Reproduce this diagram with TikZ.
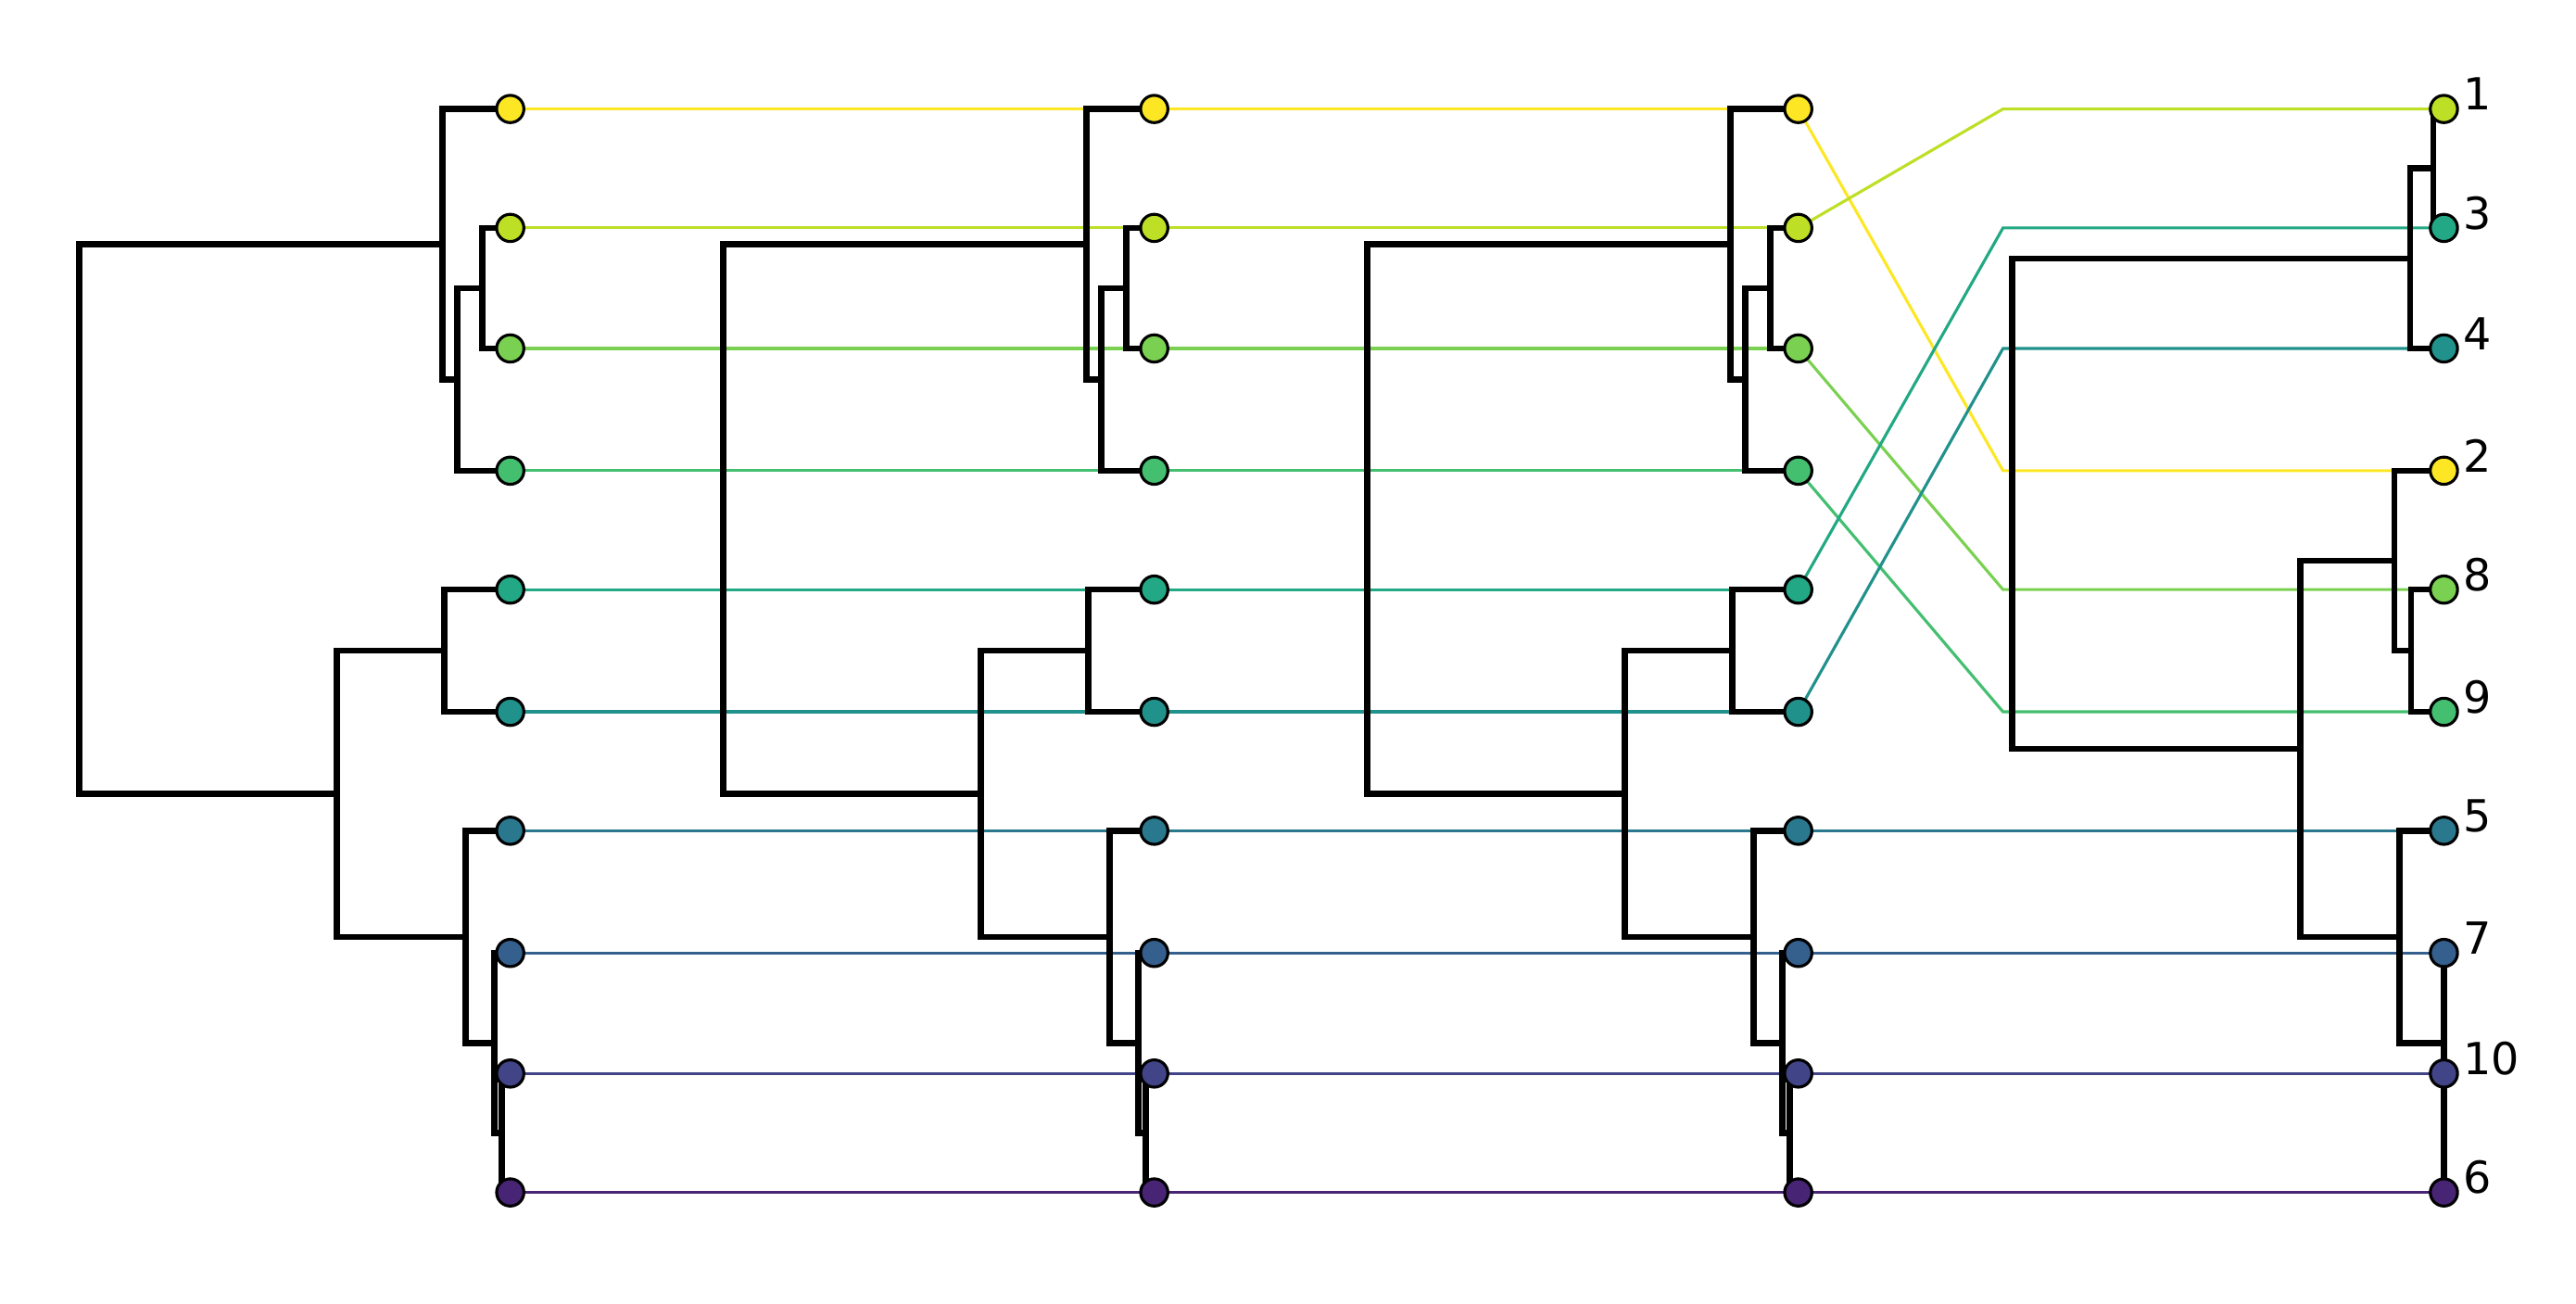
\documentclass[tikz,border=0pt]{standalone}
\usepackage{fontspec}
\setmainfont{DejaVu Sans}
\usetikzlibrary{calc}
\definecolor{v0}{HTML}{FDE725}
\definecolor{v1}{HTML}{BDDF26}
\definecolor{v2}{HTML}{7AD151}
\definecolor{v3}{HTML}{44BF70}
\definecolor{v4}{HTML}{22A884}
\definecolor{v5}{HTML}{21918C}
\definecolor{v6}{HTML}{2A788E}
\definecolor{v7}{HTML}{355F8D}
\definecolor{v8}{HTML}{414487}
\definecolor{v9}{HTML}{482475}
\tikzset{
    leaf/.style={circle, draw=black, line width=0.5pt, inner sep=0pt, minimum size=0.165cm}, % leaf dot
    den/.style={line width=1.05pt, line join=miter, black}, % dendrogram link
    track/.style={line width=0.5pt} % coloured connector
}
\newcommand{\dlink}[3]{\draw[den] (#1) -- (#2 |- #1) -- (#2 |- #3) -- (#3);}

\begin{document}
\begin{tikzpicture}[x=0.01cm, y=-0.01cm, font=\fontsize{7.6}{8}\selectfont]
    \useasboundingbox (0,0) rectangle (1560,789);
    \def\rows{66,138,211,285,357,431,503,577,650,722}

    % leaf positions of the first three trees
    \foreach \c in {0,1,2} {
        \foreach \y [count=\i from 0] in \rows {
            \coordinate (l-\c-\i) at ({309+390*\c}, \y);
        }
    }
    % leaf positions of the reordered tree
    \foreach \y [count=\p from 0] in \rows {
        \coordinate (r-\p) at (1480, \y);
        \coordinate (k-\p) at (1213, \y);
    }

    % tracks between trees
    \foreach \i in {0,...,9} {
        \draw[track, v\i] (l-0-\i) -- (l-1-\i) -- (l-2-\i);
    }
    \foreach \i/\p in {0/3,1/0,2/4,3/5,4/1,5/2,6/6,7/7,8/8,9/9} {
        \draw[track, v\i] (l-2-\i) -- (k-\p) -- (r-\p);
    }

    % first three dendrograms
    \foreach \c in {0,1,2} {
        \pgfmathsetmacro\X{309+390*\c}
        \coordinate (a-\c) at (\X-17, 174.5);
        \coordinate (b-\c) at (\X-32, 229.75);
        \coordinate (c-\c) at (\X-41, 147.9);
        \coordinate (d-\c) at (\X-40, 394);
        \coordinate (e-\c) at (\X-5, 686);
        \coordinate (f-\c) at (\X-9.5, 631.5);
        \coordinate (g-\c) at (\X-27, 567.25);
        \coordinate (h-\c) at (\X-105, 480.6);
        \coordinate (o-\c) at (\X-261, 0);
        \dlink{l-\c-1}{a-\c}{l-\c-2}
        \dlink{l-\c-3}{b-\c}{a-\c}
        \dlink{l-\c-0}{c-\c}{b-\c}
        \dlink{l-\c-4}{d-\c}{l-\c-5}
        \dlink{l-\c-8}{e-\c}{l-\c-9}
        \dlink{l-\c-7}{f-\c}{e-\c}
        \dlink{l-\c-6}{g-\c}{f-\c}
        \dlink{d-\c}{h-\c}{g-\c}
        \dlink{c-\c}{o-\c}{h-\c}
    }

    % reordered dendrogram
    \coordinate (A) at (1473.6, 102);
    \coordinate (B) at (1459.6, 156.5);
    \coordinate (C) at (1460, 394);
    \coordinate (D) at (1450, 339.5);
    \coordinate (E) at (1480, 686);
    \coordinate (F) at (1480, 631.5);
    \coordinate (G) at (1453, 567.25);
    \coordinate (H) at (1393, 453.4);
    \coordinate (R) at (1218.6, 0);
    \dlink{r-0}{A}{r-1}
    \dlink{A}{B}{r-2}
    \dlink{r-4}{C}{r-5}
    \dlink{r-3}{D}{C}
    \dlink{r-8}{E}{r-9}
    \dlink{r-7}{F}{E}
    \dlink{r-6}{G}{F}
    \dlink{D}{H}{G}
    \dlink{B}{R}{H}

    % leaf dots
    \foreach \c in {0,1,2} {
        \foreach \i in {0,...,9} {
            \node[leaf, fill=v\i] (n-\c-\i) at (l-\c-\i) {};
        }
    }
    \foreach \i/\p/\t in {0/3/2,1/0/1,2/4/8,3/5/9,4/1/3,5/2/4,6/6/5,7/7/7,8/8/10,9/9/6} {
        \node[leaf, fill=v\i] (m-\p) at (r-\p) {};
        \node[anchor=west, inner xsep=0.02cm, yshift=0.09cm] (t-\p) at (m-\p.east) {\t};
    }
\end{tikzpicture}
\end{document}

====

### DO THIS
Please set down each line of the data above exactly as written, without the pictures.

### TASK RESPONSE
Reproduce this diagram with TikZ.
\documentclass[tikz,border=0pt]{standalone}
\usepackage{fontspec}
\setmainfont{DejaVu Sans}
\usetikzlibrary{calc}
\definecolor{v0}{HTML}{FDE725}
\definecolor{v1}{HTML}{BDDF26}
\definecolor{v2}{HTML}{7AD151}
\definecolor{v3}{HTML}{44BF70}
\definecolor{v4}{HTML}{22A884}
\definecolor{v5}{HTML}{21918C}
\definecolor{v6}{HTML}{2A788E}
\definecolor{v7}{HTML}{355F8D}
\definecolor{v8}{HTML}{414487}
\definecolor{v9}{HTML}{482475}
\tikzset{
    leaf/.style={circle, draw=black, line width=0.5pt, inner sep=0pt, minimum size=0.165cm}, % leaf dot
    den/.style={line width=1.05pt, line join=miter, black}, % dendrogram link
    track/.style={line width=0.5pt} % coloured connector
}
\newcommand{\dlink}[3]{\draw[den] (#1) -- (#2 |- #1) -- (#2 |- #3) -- (#3);}

\begin{document}
\begin{tikzpicture}[x=0.01cm, y=-0.01cm, font=\fontsize{7.6}{8}\selectfont]
    \useasboundingbox (0,0) rectangle (1560,789);
    \def\rows{66,138,211,285,357,431,503,577,650,722}

    % leaf positions of the first three trees
    \foreach \c in {0,1,2} {
        \foreach \y [count=\i from 0] in \rows {
            \coordinate (l-\c-\i) at ({309+390*\c}, \y);
        }
    }
    % leaf positions of the reordered tree
    \foreach \y [count=\p from 0] in \rows {
        \coordinate (r-\p) at (1480, \y);
        \coordinate (k-\p) at (1213, \y);
    }

    % tracks between trees
    \foreach \i in {0,...,9} {
        \draw[track, v\i] (l-0-\i) -- (l-1-\i) -- (l-2-\i);
    }
    \foreach \i/\p in {0/3,1/0,2/4,3/5,4/1,5/2,6/6,7/7,8/8,9/9} {
        \draw[track, v\i] (l-2-\i) -- (k-\p) -- (r-\p);
    }

    % first three dendrograms
    \foreach \c in {0,1,2} {
        \pgfmathsetmacro\X{309+390*\c}
        \coordinate (a-\c) at (\X-17, 174.5);
        \coordinate (b-\c) at (\X-32, 229.75);
        \coordinate (c-\c) at (\X-41, 147.9);
        \coordinate (d-\c) at (\X-40, 394);
        \coordinate (e-\c) at (\X-5, 686);
        \coordinate (f-\c) at (\X-9.5, 631.5);
        \coordinate (g-\c) at (\X-27, 567.25);
        \coordinate (h-\c) at (\X-105, 480.6);
        \coordinate (o-\c) at (\X-261, 0);
        \dlink{l-\c-1}{a-\c}{l-\c-2}
        \dlink{l-\c-3}{b-\c}{a-\c}
        \dlink{l-\c-0}{c-\c}{b-\c}
        \dlink{l-\c-4}{d-\c}{l-\c-5}
        \dlink{l-\c-8}{e-\c}{l-\c-9}
        \dlink{l-\c-7}{f-\c}{e-\c}
        \dlink{l-\c-6}{g-\c}{f-\c}
        \dlink{d-\c}{h-\c}{g-\c}
        \dlink{c-\c}{o-\c}{h-\c}
    }

    % reordered dendrogram
    \coordinate (A) at (1473.6, 102);
    \coordinate (B) at (1459.6, 156.5);
    \coordinate (C) at (1460, 394);
    \coordinate (D) at (1450, 339.5);
    \coordinate (E) at (1480, 686);
    \coordinate (F) at (1480, 631.5);
    \coordinate (G) at (1453, 567.25);
    \coordinate (H) at (1393, 453.4);
    \coordinate (R) at (1218.6, 0);
    \dlink{r-0}{A}{r-1}
    \dlink{A}{B}{r-2}
    \dlink{r-4}{C}{r-5}
    \dlink{r-3}{D}{C}
    \dlink{r-8}{E}{r-9}
    \dlink{r-7}{F}{E}
    \dlink{r-6}{G}{F}
    \dlink{D}{H}{G}
    \dlink{B}{R}{H}

    % leaf dots
    \foreach \c in {0,1,2} {
        \foreach \i in {0,...,9} {
            \node[leaf, fill=v\i] (n-\c-\i) at (l-\c-\i) {};
        }
    }
    \foreach \i/\p/\t in {0/3/2,1/0/1,2/4/8,3/5/9,4/1/3,5/2/4,6/6/5,7/7/7,8/8/10,9/9/6} {
        \node[leaf, fill=v\i] (m-\p) at (r-\p) {};
        \node[anchor=west, inner xsep=0.02cm, yshift=0.09cm] (t-\p) at (m-\p.east) {\t};
    }
\end{tikzpicture}
\end{document}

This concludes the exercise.